JAKARTA, PedomanNEWS – Menanggapi maraknya demokrasi yang bertendensi kekerasan, Komisi untuk Orang Hilang dan Anti Kekerasan mengadakan diskusi di Sekretariatnya, Jalan Borobudur, Menteng, Jakarta Pusat.

Disampaikan melalui Koordinator KontraS, Haris Azhar, pada catatan KontraS telah terjadi 128 aksi demonstrasi terhitung sejak Januari – 23 Maret 2012. Adapun 98 aksi berlangsung damai, sedangkan 30 aksi lainnya berakhir rusuh, bahkan memakan korban luka hingga ditahan sebanyak 83 orang.

"Kami menganggap aksi-aksi demonstrasi anti-kenaikan BBM merupakan hal yang wajar dalam masyarakat demokratik yang menjunjung tinggi kebebasan berekspresi dan berpendapat," kata lelaki yang akrab disapa Vijai, jumat (23/3).

Terlebih lagi, sambung Vijai, rencana kenaikan BBM merupakan isu yang kontroversial dan memerlukan partisipasi suara publik sebelum diputuskan. Kata Vijai, kenaikan BBM sepatutnya direspon dengan cerdas dan sehat, tidak perlu direspon dengan kekerasan.

"Pendekatan yang saat ini dilakukan adalah pendekatan sekuritisasi atau ancaman keamanan.

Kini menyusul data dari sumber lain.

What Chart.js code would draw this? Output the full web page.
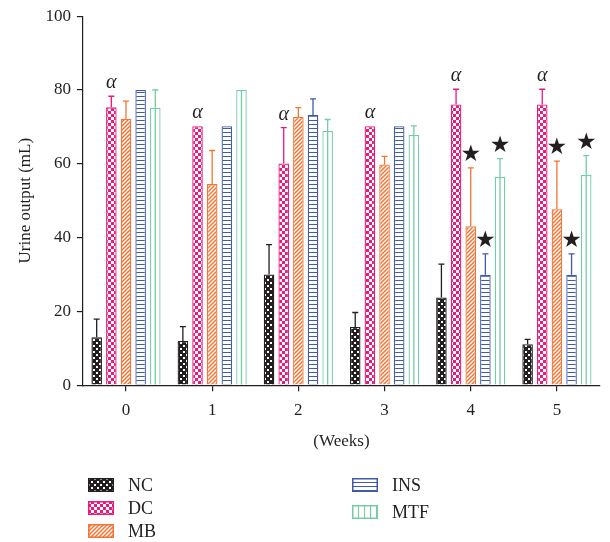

Curangnya pemerintah adalah melihat hal ini sebagai ancaman, sehingga dilibatkanlah TNI," singgungnya.

Dengan kapasitas yang dimiliki institusi Polri yang dimandatkan konstitusi dan UU, sudah seharusnya kata Vijai ekses-ekses negatif dari aksi unjuk rasa bisa direspon dengan pendekatan hukum.

"Dari pemantauan KontraS terlihat aksi-aksi anti-kenaikan BBM tersebut bukan merupakan ancaman serius terhadap keamanan nasional, meski mungkin dianggap sebagai ancaman terhadap pemimpin pemerintahan saat ini," imbuhnya.

Pihaknya menyayangkan penggunaan kekuatan yang berlebihan dari aparat kepolisian terhadap para demonstran. Bahkan kata Vijai, banyak kalangan Politisi sipil justru berusaha melibatkan TNI dalam mengantisipasi aksi-aksi anti-kenaikan BBM lanjutan.

"Hal ini bukan hanya tidak sesuai dengan Konstitusi dan UU terkait pertahanan dan pembagian peran TNI-Polri, juga bersifat kontra produktif secara politik yang memperlihatkan ekspresi kekuasaan berlebihan dari pihak penguasa. Jika dihadapkan dengan masyarakat yang melakukan ekspresi-ekspresi demonstrasi, maka TNI keluar jalur dan merusak demokrasi," demikian Vijai.